• **What the task requires**
Quote all of the data exactly as given. Skip every picture it contains.

• **Data lines**
• • • •

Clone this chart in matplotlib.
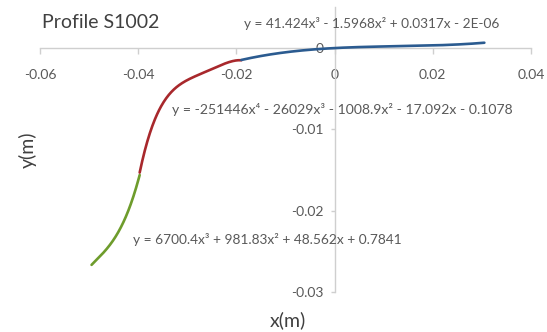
import numpy as np
import matplotlib
matplotlib.use('Agg')
import matplotlib.pyplot as plt

plt.rcParams['font.family'] = ['Lato', 'DejaVu Sans']

title = "Profile S1002"
x_label = "x(m)"
y_label = "y(m)"
x_ticks = [-0.06, -0.04, -0.02, 0, 0.02, 0.04]
x_tick_labels = ["-0.06", "-0.04", "-0.02", "0", "0.02", "0.04"]
y_ticks = [0, -0.01, -0.02, -0.03]
y_tick_labels = ["0", "-0.01", "-0.02", "-0.03"]

# polynomial trendline segments (coefficients highest power first, as printed on chart)
blue_coef = [41.424, -1.5968, 0.0317, -2e-06]
blue_range = [-0.019, 0.0305]
red_coef = [-251446, -26029, -1008.9, -17.092, -0.1078]
red_range = [-0.0397, -0.019]
green_coef = [6700.4, 981.83, 48.562, 0.7841]
green_range = [-0.0495, -0.0397]

eq_blue = "y = 41.424x³ - 1.5968x² + 0.0317x - 2E-06"
eq_red = "y = -251446x⁴ - 26029x³ - 1008.9x² - 17.092x - 0.1078"
eq_green = "y = 6700.4x³ + 981.83x² + 48.562x + 0.7841"

W, H = 547, 332
fig = plt.figure(figsize=(W / 100, H / 100), dpi=100)
ax = fig.add_axes([40 / W, 1 - 292 / H, 491 / W, (292 - 7.4) / H])

def seg(coef, rng, color):
    xs = np.linspace(rng[0], rng[1], 200)
    ax.plot(xs, np.polyval(coef, xs), color=color, lw=1.9, solid_capstyle='round', zorder=3)

seg(green_coef, green_range, '#6e9c2c')
seg(red_coef, red_range, '#a8282c')
seg(blue_coef, blue_range, '#2b5b90')

ax.set_xlim(-0.06, 0.04)
ax.set_ylim(-0.03, 0.005)
for s in ['top', 'right']:
    ax.spines[s].set_visible(False)
ax.spines['left'].set_position(('data', 0))
ax.spines['bottom'].set_position(('data', 0))
axis_gray = '#cfcfcf'
for s in ['left', 'bottom']:
    ax.spines[s].set_color(axis_gray)
    ax.spines[s].set_linewidth(1.0)
ax.spines['left'].set_bounds(-0.03, 0.005)

ax.set_xticks(x_ticks)
ax.set_xticklabels(x_tick_labels)
ax.set_yticks(y_ticks)
ax.set_yticklabels(y_tick_labels)
ax.tick_params(axis='x', direction='out', length=4, width=1.0, color=axis_gray,
               labelsize=10, labelcolor='#595959', pad=11)
ax.tick_params(axis='y', direction='out', length=3, width=1.0, color=axis_gray,
               labelsize=10, labelcolor='#595959', pad=5)
ax.patch.set_visible(False)

txt = '#404040'
fig.text(42 / W, 1 - 23 / H, title, ha='left', va='center', fontsize=14, color=txt)
fig.text(244 / W, 1 - 23 / H, eq_blue, ha='left', va='center', fontsize=9.8, color='#595959')
fig.text(172 / W, 1 - 110 / H, eq_red, ha='left', va='center', fontsize=10.1, color='#595959')
fig.text(133 / W, 1 - 240 / H, eq_green, ha='left', va='center', fontsize=9.9, color='#595959')
fig.text(28 / W, 1 - 150 / H, y_label, ha='center', va='center', rotation=90, fontsize=14, color=txt)
fig.text(288 / W, 1 - 320 / H, x_label, ha='center', va='center', fontsize=14, color=txt)

fig.savefig('out.png', dpi=100)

• • • •

• **Result for this exercise**
Clone this chart in matplotlib.
import numpy as np
import matplotlib
matplotlib.use('Agg')
import matplotlib.pyplot as plt

plt.rcParams['font.family'] = ['Lato', 'DejaVu Sans']

title = "Profile S1002"
x_label = "x(m)"
y_label = "y(m)"
x_ticks = [-0.06, -0.04, -0.02, 0, 0.02, 0.04]
x_tick_labels = ["-0.06", "-0.04", "-0.02", "0", "0.02", "0.04"]
y_ticks = [0, -0.01, -0.02, -0.03]
y_tick_labels = ["0", "-0.01", "-0.02", "-0.03"]

# polynomial trendline segments (coefficients highest power first, as printed on chart)
blue_coef = [41.424, -1.5968, 0.0317, -2e-06]
blue_range = [-0.019, 0.0305]
red_coef = [-251446, -26029, -1008.9, -17.092, -0.1078]
red_range = [-0.0397, -0.019]
green_coef = [6700.4, 981.83, 48.562, 0.7841]
green_range = [-0.0495, -0.0397]

eq_blue = "y = 41.424x³ - 1.5968x² + 0.0317x - 2E-06"
eq_red = "y = -251446x⁴ - 26029x³ - 1008.9x² - 17.092x - 0.1078"
eq_green = "y = 6700.4x³ + 981.83x² + 48.562x + 0.7841"

W, H = 547, 332
fig = plt.figure(figsize=(W / 100, H / 100), dpi=100)
ax = fig.add_axes([40 / W, 1 - 292 / H, 491 / W, (292 - 7.4) / H])

def seg(coef, rng, color):
    xs = np.linspace(rng[0], rng[1], 200)
    ax.plot(xs, np.polyval(coef, xs), color=color, lw=1.9, solid_capstyle='round', zorder=3)

seg(green_coef, green_range, '#6e9c2c')
seg(red_coef, red_range, '#a8282c')
seg(blue_coef, blue_range, '#2b5b90')

ax.set_xlim(-0.06, 0.04)
ax.set_ylim(-0.03, 0.005)
for s in ['top', 'right']:
    ax.spines[s].set_visible(False)
ax.spines['left'].set_position(('data', 0))
ax.spines['bottom'].set_position(('data', 0))
axis_gray = '#cfcfcf'
for s in ['left', 'bottom']:
    ax.spines[s].set_color(axis_gray)
    ax.spines[s].set_linewidth(1.0)
ax.spines['left'].set_bounds(-0.03, 0.005)

ax.set_xticks(x_ticks)
ax.set_xticklabels(x_tick_labels)
ax.set_yticks(y_ticks)
ax.set_yticklabels(y_tick_labels)
ax.tick_params(axis='x', direction='out', length=4, width=1.0, color=axis_gray,
               labelsize=10, labelcolor='#595959', pad=11)
ax.tick_params(axis='y', direction='out', length=3, width=1.0, color=axis_gray,
               labelsize=10, labelcolor='#595959', pad=5)
ax.patch.set_visible(False)

txt = '#404040'
fig.text(42 / W, 1 - 23 / H, title, ha='left', va='center', fontsize=14, color=txt)
fig.text(244 / W, 1 - 23 / H, eq_blue, ha='left', va='center', fontsize=9.8, color='#595959')
fig.text(172 / W, 1 - 110 / H, eq_red, ha='left', va='center', fontsize=10.1, color='#595959')
fig.text(133 / W, 1 - 240 / H, eq_green, ha='left', va='center', fontsize=9.9, color='#595959')
fig.text(28 / W, 1 - 150 / H, y_label, ha='center', va='center', rotation=90, fontsize=14, color=txt)
fig.text(288 / W, 1 - 320 / H, x_label, ha='center', va='center', fontsize=14, color=txt)

fig.savefig('out.png', dpi=100)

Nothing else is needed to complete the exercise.